Bir insanın ortaya niyet koyabilmesi için önce kendini tanıması gerek. Kendini tanıması için de başarması hatta kaybetmesi…
Okurumun mesajına dönmek istiyorum tekrar.
“Kırmak istemem AMA(!) kendinizi anlatıp anlatıp “biz biliyoruz” egosu yapmak…” demişti.
Ben şahsen kaleme aldığım o cümleleri “ego” olarak almazdım. Kendime ilham olarak alırdım. “O başarmış ben neden başarmayayım” deyip niyet ortaya koyar varsa bir hayat amacım ya da hedefim yola çıkardım.

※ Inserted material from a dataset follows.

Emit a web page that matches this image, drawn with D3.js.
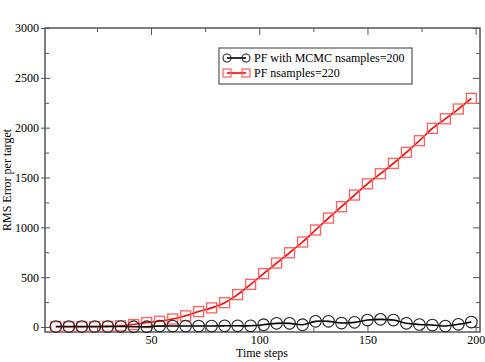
<!DOCTYPE html>
<html>
<head>
<meta charset="utf-8">
<script src="https://cdn.jsdelivr.net/npm/d3@7"></script>
<style>
  body { margin: 0; background: #fff; }
  svg text { font-family: "Liberation Serif", "DejaVu Serif", serif; }
</style>
</head>
<body>
<div id="app"></div>
<script>
const w = 485;
const h = 362;

// time steps where markers are drawn
const steps = [6, 12, 18, 24, 30, 36, 42, 48, 54, 60, 66, 72, 78, 84, 90, 96, 102,
  108, 114, 120, 126, 132, 138, 144, 150, 156, 162, 168, 174, 180, 186, 192, 198];

const mcmcErr = [5, 5, 5, 5, 5, 5, 3, 3, 10, 10, 10, 10, 10, 12, 12, 12, 23,
  37, 37, 23, 57, 57, 40, 47, 70, 77, 70, 37, 25, 20, 10, 27, 50];

const pfErr = [2, 2, 2, 3, 6, 12, 25, 45, 58, 80, 112, 155, 192, 244, 325, 428, 535,
  642, 745, 853, 973, 1093, 1207, 1324, 1437, 1538, 1642, 1752, 1869, 1993, 2089, 2187, 2294];

const xMajor = [50, 100, 150, 200];
const xMinor = [25, 75, 125, 175];
const yMajor = [0, 500, 1000, 1500, 2000, 2500, 3000];
const yMinor = [250, 750, 1250, 1750, 2250, 2750];

const legendLabels = ["PF with MCMC nsamples=200", "PF nsamples=220"];

const frame = "#555";
const serif = '"Liberation Serif", "DejaVu Serif", serif';

const svg = d3.select("#app").append("svg")
  .attr("width", w).attr("height", h);

const x = d3.scaleLinear().domain([1, 202]).range([45, 480]);
const y = d3.scaleLinear().domain([-50, 3000]).range([332, 28]);

const xL = x.range()[0], xR = x.range()[1];
const yT = y.range()[1], yB = y.range()[0];

const styleAxis = (g) => {
  g.attr("font-family", serif).attr("font-size", 12);
  g.select(".domain").remove();
  g.selectAll("line").attr("stroke", frame);
  g.selectAll("text").attr("fill", "#000").style("font-family", serif);
};

const fmt = d3.format("d");

// bottom axis, ticks pointing in
svg.append("g").attr("transform", `translate(0,${yB})`)
  .call(d3.axisBottom(x).tickValues(xMajor).tickFormat(fmt).tickSizeInner(-7).tickSizeOuter(0).tickPadding(3))
  .call(styleAxis);
svg.append("g").attr("transform", `translate(0,${yB})`)
  .call(d3.axisBottom(x).tickValues(xMinor).tickSizeInner(-4).tickSizeOuter(0).tickFormat(""))
  .call(styleAxis);

// top axis
svg.append("g").attr("transform", `translate(0,${yT})`)
  .call(d3.axisBottom(x).tickValues(xMajor).tickSizeInner(7).tickSizeOuter(0).tickFormat(""))
  .call(styleAxis);
svg.append("g").attr("transform", `translate(0,${yT})`)
  .call(d3.axisBottom(x).tickValues(xMinor).tickSizeInner(4).tickSizeOuter(0).tickFormat(""))
  .call(styleAxis);

// left axis: major ticks cross the line
svg.append("g").attr("transform", `translate(${xL},0)`)
  .call(d3.axisLeft(y).tickValues(yMajor).tickFormat(fmt).tickSizeInner(4).tickSizeOuter(0).tickPadding(2))
  .call(styleAxis);
svg.append("g").attr("transform", `translate(${xL},0)`)
  .call(d3.axisRight(y).tickValues(yMajor).tickSizeInner(5).tickSizeOuter(0).tickFormat(""))
  .call(styleAxis);
svg.append("g").attr("transform", `translate(${xL},0)`)
  .call(d3.axisRight(y).tickValues(yMinor).tickSizeInner(4).tickSizeOuter(0).tickFormat(""))
  .call(styleAxis);

// right axis
svg.append("g").attr("transform", `translate(${xR},0)`)
  .call(d3.axisLeft(y).tickValues(yMajor).tickSizeInner(7).tickSizeOuter(0).tickFormat(""))
  .call(styleAxis);
svg.append("g").attr("transform", `translate(${xR},0)`)
  .call(d3.axisLeft(y).tickValues(yMinor).tickSizeInner(4).tickSizeOuter(0).tickFormat(""))
  .call(styleAxis);

// frame
svg.append("rect")
  .attr("x", xL).attr("y", yT)
  .attr("width", xR - xL).attr("height", yB - yT)
  .attr("fill", "none").attr("stroke", frame).attr("stroke-width", 1.5);

// axis titles
svg.append("text")
  .attr("x", 262).attr("y", 357)
  .attr("text-anchor", "middle").style("font-size", "12px")
  .text("Time steps");
svg.append("text")
  .attr("transform", `translate(11,${(yT + yB) / 2}) rotate(-90)`)
  .attr("text-anchor", "middle").style("font-size", "12px")
  .text("RMS Error per target");

const line = d3.line().curve(d3.curveCatmullRom)
  .x((d) => x(d[0])).y((d) => y(d[1]));

const plot = svg.append("g");

// red series
const pfPts = steps.map((t, i) => [t, pfErr[i]]);
plot.append("path").datum(pfPts)
  .attr("fill", "none").attr("stroke", "#ff0000").attr("stroke-width", 1.6)
  .attr("d", line);
plot.selectAll("rect.pf").data(pfPts).enter().append("rect")
  .attr("class", "pf")
  .attr("x", (d) => x(d[0]) - 5).attr("y", (d) => y(d[1]) - 5)
  .attr("width", 10).attr("height", 10)
  .attr("fill", "none").attr("stroke", "#ff6060").attr("stroke-width", 1.3);

// black series
const mcPts = steps.map((t, i) => [t, mcmcErr[i]]);
plot.append("path").datum(mcPts)
  .attr("fill", "none").attr("stroke", "#000").attr("stroke-width", 1.6)
  .attr("d", line);
plot.selectAll("circle.mc").data(mcPts).enter().append("circle")
  .attr("class", "mc")
  .attr("cx", (d) => x(d[0])).attr("cy", (d) => y(d[1]))
  .attr("r", 5.8)
  .attr("fill", "none").attr("stroke", "#222").attr("stroke-width", 1.1);

// legend
const lg = svg.append("g");
lg.append("rect")
  .attr("x", 219).attr("y", 48).attr("width", 193).attr("height", 36)
  .attr("fill", "#fff").attr("stroke", frame).attr("stroke-width", 1.2);

const rows = [58, 73];
lg.append("line").attr("x1", 227).attr("x2", 246).attr("y1", rows[0]).attr("y2", rows[0])
  .attr("stroke", "#000").attr("stroke-width", 1.6);
[227, 246].forEach((cx) => {
  lg.append("circle").attr("cx", cx).attr("cy", rows[0]).attr("r", 4)
    .attr("fill", "none").attr("stroke", "#222").attr("stroke-width", 1.1);
});
lg.append("line").attr("x1", 227).attr("x2", 246).attr("y1", rows[1]).attr("y2", rows[1])
  .attr("stroke", "#ff0000").attr("stroke-width", 1.6);
[227, 246].forEach((cx) => {
  lg.append("rect").attr("x", cx - 4).attr("y", rows[1] - 4).attr("width", 8).attr("height", 8)
    .attr("fill", "none").attr("stroke", "#ff6060").attr("stroke-width", 1.2);
});
legendLabels.forEach((t, i) => {
  lg.append("text").attr("x", 254).attr("y", rows[i] + 4)
    .style("font-size", "12px").text(t);
});
</script>
</body>
</html>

Çünkü “ego yapıyorsunuz” diyen kişinin yolu ve varacağı yer “O başarmış ben neden başarmayayım” diyenin yolu ve varacağı yer ile aynı olmayacaktır.
İnsanlar kendini tanımak için bile yola çıkmaktan korkuyor! Bu okurumun mesajından da anlaşılan bilinçaltındaki öğretilmiş korkuları gibi…
“Mütevazi ol”
“Bu egodur”
vb. sözlerle hem ruhen hem yeteneksel hem de varoluşsal olarak söndürülüp, öldürülüyor insanlar. Kişi eleştirildiği için eleştirmeyi öğreniyor, yıkıcı eleştirmeyi “normal” olarak öğreniyor ya da bunu kendinden kaçmak için kullanıyor.
Kendini tanıyan kişi karşısındaki kişi “başardım” dediğinde bunun egosal mı yoksa kendini tanımaktan mı geldiğinin ayrımını çok iyi yapar. Çünkü kendini tanıyan kişi gerçek başarının, samimi “başardım” demenin aslında kendini tanımak olduğunu çok iyi bilir. Kişi kendinden bilir işi misali…
Kendinizi tanımaktan korkmayın! Öz benliğiniz hala orada bir yerlerde. Sadece üzerinde katranlaşmış tozlar var! Bulun onu ve özgürleştirin.